Alguns carros já foram gravados com a ajuda do Dynapack — segundo Kaz, os carros que têm o melhor ronco no jogo foram gravados com esse dinamômetro.
Então por que raios eles não gravaram todos os carros do game com um desses? O primeiro problema é que um dinamômetro de chassi não é um equipamento simples de transportar ou de ser operado por desenvolvedores de games ou engenheiros de áudio. Não dá pra simplesmente marcar um encontro com o dono de uma Ferrari F2001, entrar em um avião rumo à Itália, gravar em uma tarde de sol e voltar para o Japão antes da noite de domingo. Além disso, a captura de áudio começou há 17 anos e não é tão simples refazer a gravação de mais de 1.000 carros diferentes.

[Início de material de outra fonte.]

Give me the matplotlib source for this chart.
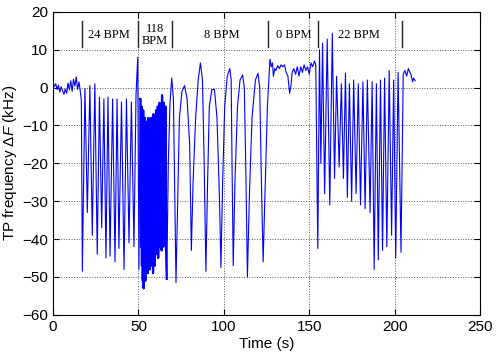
import numpy as np
import matplotlib
matplotlib.use("Agg")
import matplotlib.pyplot as plt

# --- data (time in s, shift in kHz) ---
# quiet start
rest_t = [0, 0.8, 1.6, 2.4, 3.2, 4, 4.8, 5.6, 6.4, 7.2, 8, 8.8, 9.6, 10.4,
          11.2, 12, 12.8, 13.6, 14.4, 15.2, 16, 16.6]
rest_v = [1.2, 0.3, 1.0, -0.5, 0.6, -1.2, 0.2, -0.8, -1.8, -0.4, -1.5, 1.2,
          -0.6, 1.8, -1.0, 2.2, 0.4, 2.8, -0.5, 1.5, -1.0, -3.5]

# 24 BPM : troughs and the crest that follows each one
bpm24_dip_t = [17.2, 20.1, 23.0, 25.9, 28.5, 31.0, 33.4, 36.3, 38.6, 41.6, 44.5, 47.4]
bpm24_dip_v = [-48.5, -33, -39, -44, -37, -45, -44.5, -46, -42.5, -48, -41, -42]
bpm24_top_t = [18.7, 21.6, 24.5, 27.2, 29.8, 32.2, 34.9, 37.5, 40.1, 43.0, 45.9, 48.6]
bpm24_top_v = [-0.3, 0.5, 1.0, -2.5, -3, -2.5, -3, -3, -3.8, -3, -3.8, -2]
spike_t = [49.6, 50.3, 51.0]
spike_v = [8.0, -48.0, -3.0]

# 118 BPM : crest / trough pairs
bpm118_top = [-3, -5, -8, -6, -9, -8, -10, -9, -10, -8, -10, -9, -8, -10, -9,
              -7, -9, -8, -6, -7, -5, -7, -4, -6, -6, -2, -5, -4, -6, -5]
bpm118_bot = [-42, -47, -51, -53, -49, -51, -48, -46, -49, -47, -48, -46, -47,
              -45, -49, -44, -47, -43, -44, -42, -45, -40, -42, -38, -43, -40,
              -42, -38, -36, -41]

# 8 BPM
bpm8_t = [66.6, 67.5, 68.5, 69.5, 70.5, 72.0, 73, 74, 75.5, 77, 78.5, 80, 81,
          82, 83.5, 85, 86.3, 87.5, 88.5, 89.5, 90.5, 91.5, 93, 94.5, 96, 97.5,
          98.3, 99.3, 100.5, 102, 103.5, 104.3, 104.8, 105.5, 106.5, 108, 109.5,
          111, 112, 113, 113.8, 115, 116.5, 118.5, 120, 121, 122, 123, 124,
          125.5, 127]
bpm8_v = [-50.5, -20, -4, 2.5, -3, -51.5, -30, -8, -1, 0.5, -3, -15, -43,
          -25, -8, 2, 6.5, 2, -20, -48.5, -25, -5, -0.5, -0.5, -8, -30,
          -47.5, -25, -5, 3, 5, 2, -20, -47, -25, -5, 2,
          3.3, 0, -25, -50, -28, -8, 2, 3.8, 0, -25, -46, -30,
          -5, 7.5]

# 0 BPM
bpm0_t = [127.8, 128.5, 129, 129.8, 130.5, 131.5, 132.5, 133.5, 134.5, 135.5,
          136.5, 137.5, 138.5, 139.3, 140, 141, 142, 143, 144, 145, 146, 147,
          148, 149, 150, 151, 152, 153, 153.8]
bpm0_v = [5.5, 6.5, 3, 5, 4.5, 5.8, 5, 6, 5.5, 6, 4, 3, -1.5, 0.5, 4, 5, 3.5,
          5.5, 3, 5.5, 4, 6, 4.5, 5.5, 3.5, 6.5, 5.5, 7, 6]

# 22 BPM and tail
bpm22_t = [155, 156, 156.8, 157.8, 159, 160.5, 162, 163.5, 164.8, 166, 167.5,
           168.8, 170, 171.2, 172.3, 173.5, 174.8, 176, 177.4, 178.7, 180,
           181.4, 182.7, 184, 185.6, 186.8, 188, 189.3, 190.4, 191.7, 192.9,
           194.1, 195.4, 196.8, 198.2, 199.4, 200.6, 202, 203.7, 205, 206,
           207, 208, 209.5, 210.5, 211, 212]
bpm22_v = [-42.5, 10, -20, 11.7, -28, 12.8, -31, 14.3, -24, 3, -21, 1, -24,
           3.8, -29, 1, -30, 2, -28, 1, -31, 1.5, -32, 2, -33, 1.5, -48, 1,
           -45.5, 2, -43, 2.5, -42, 4.5, -39, 2, -45, 4, -43.5, 3.5, 4.5, 3,
           5, 3.5, 1.5, 2.5, 1.8]

# annotation bars and labels
bar_t = [17.2, 49.6, 69.5, 126, 155.3, 204.1]
zone_labels = ["24 BPM", "118\nBPM", "8 BPM", "0 BPM", "22 BPM"]
zone_x = [33, 59.7, 99, 140.8, 178.8]

# --- assemble the trace ---
t_all, v_all = list(rest_t), list(rest_v)
for a, b, c, d in zip(bpm24_dip_t, bpm24_dip_v, bpm24_top_t, bpm24_top_v):
    t_all += [a, c]
    v_all += [b, d]
t_all += spike_t
v_all += spike_v
tt = np.linspace(51.3, 66.1, 2 * len(bpm118_top))
fast_t, fast_v = [spike_t[-1]], [spike_v[-1]]
for i in range(len(bpm118_top)):
    fast_t += [tt[2 * i], tt[2 * i + 1]]
    fast_v += [bpm118_top[i], bpm118_bot[i]]
fast_t.append(bpm8_t[0])
fast_v.append(bpm8_v[0])
t_all += fast_t[1:-1]
v_all += fast_v[1:-1]
t_all += bpm8_t + bpm0_t + bpm22_t
v_all += bpm8_v + bpm0_v + bpm22_v

plt.rcParams['font.family'] = 'Liberation Sans'
plt.rcParams['mathtext.fontset'] = 'custom'
plt.rcParams['mathtext.rm'] = 'Liberation Sans'
plt.rcParams['mathtext.it'] = 'Liberation Sans:italic'

fig = plt.figure(figsize=(4.97, 3.57), dpi=100)
ax = fig.add_axes([0.1066, 0.118, 0.8594, 0.849])

ax.plot(t_all, v_all, color='#0000ff', lw=0.8)
# the 118 BPM burst renders as an almost solid block
ax.plot(fast_t, fast_v, color='#0000ff', lw=1.6)

for bt in bar_t:
    ax.plot([bt, bt], [10.8, 17.5], color='#222222', lw=1.0)
for lab, x in zip(zone_labels, zone_x):
    ax.text(x, 13.8, lab, ha='center', va='center', fontsize=9,
            family='Liberation Serif', linespacing=1.0)

ax.set_xlim(0, 250)
ax.set_ylim(-60, 20)
ax.set_xticks(np.arange(0, 251, 50))
ax.set_yticks(np.arange(-60, 21, 10))
ax.grid(True, linestyle=':', color='#555555', lw=0.7)
ax.tick_params(direction='in', top=True, right=True, labelsize=11, length=4)
for s in ax.spines.values():
    s.set_linewidth(0.8)
ax.set_xlabel('Time (s)', fontsize=11, labelpad=2)
ax.set_ylabel(r'TP frequency $\Delta F$ (kHz)', fontsize=11, labelpad=2)

fig.savefig('out.png', dpi=100)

Mas o maior problema mesmo é o crescente número de carros incluídos no jogo. Kaz conta que é difícil fazer as gravações acompanharem o ritmo da inclusão de novos carros, mas é algo que precisa ser feito. Como hoje em dia o equipamento para gravações começou a ficar mais compacto, Kaz está trabalhando para melhorar significativamente o ronco dos carros para o futuro Gran Turismo 7.
Nesse quesito, Forza Motorsport tem uma grande vantagem sobre Gran Turismo. Sem milhares de variações do mesmo carro, Forza consegue manter a qualidade sonora dos carros sempre elevada. Como eles fazem isso?
Todos os carros do jogo têm seu ronco baseado em uma amostragem de áudio do carro real, assim como em Gran Turismo, mas diferentemente do game japonês, os desenvolvedores de Forza Motorsport já começaram usando um dinamômetro de chassi alugado e aquele set de equipamentos mais compacto que Kazunori passou a usar recentemente para GT7 — lembre-se que Forza foi lançado em 2005, enquanto Gran Turismo começou o registro do áudio dos carros em 1997.
Além disso, o pessoal de Forza pensa a longo prazo. Os carros são cedidos por colecionadores e até mesmo membros dos fóruns oficiais do game, e a equipe grava até mesmo os carros que são cedidos, mas não estão previstos para os games da série, assim, eles já tem os registros prontos para quando conseguirem a licença para incluir o carro no jogo. Se você está curioso para saber quais são os equipamentos, eles usam apenas alguns microfones dispostos em lugares estratégicos do carro como o escape e a admissão do motor, e um notebook rodando o famoso Pro Tools, que é o programa de captura e edição de áudio.
O número de microfones varia de acordo com as características do carro como espaço no cofre do motor, tipo de alimentação e posição das borboletas — nos carros carburados o microfone é posicionado sobre o componente ou sobre as cornetas de admissão. Em carros injetados, o microfone vai para a abertura da caixa de ar.
Em média, são usados oito microfones e os engenheiros de áudio dão atenção especial a ruídos como assovios de compressores e turbos, o que colabora para um ronco mais realista. Como em Gran Turismo, depois de capturado em várias rotações e diferentes aberturas da borboleta, e depois mixado e inserido na programação do game.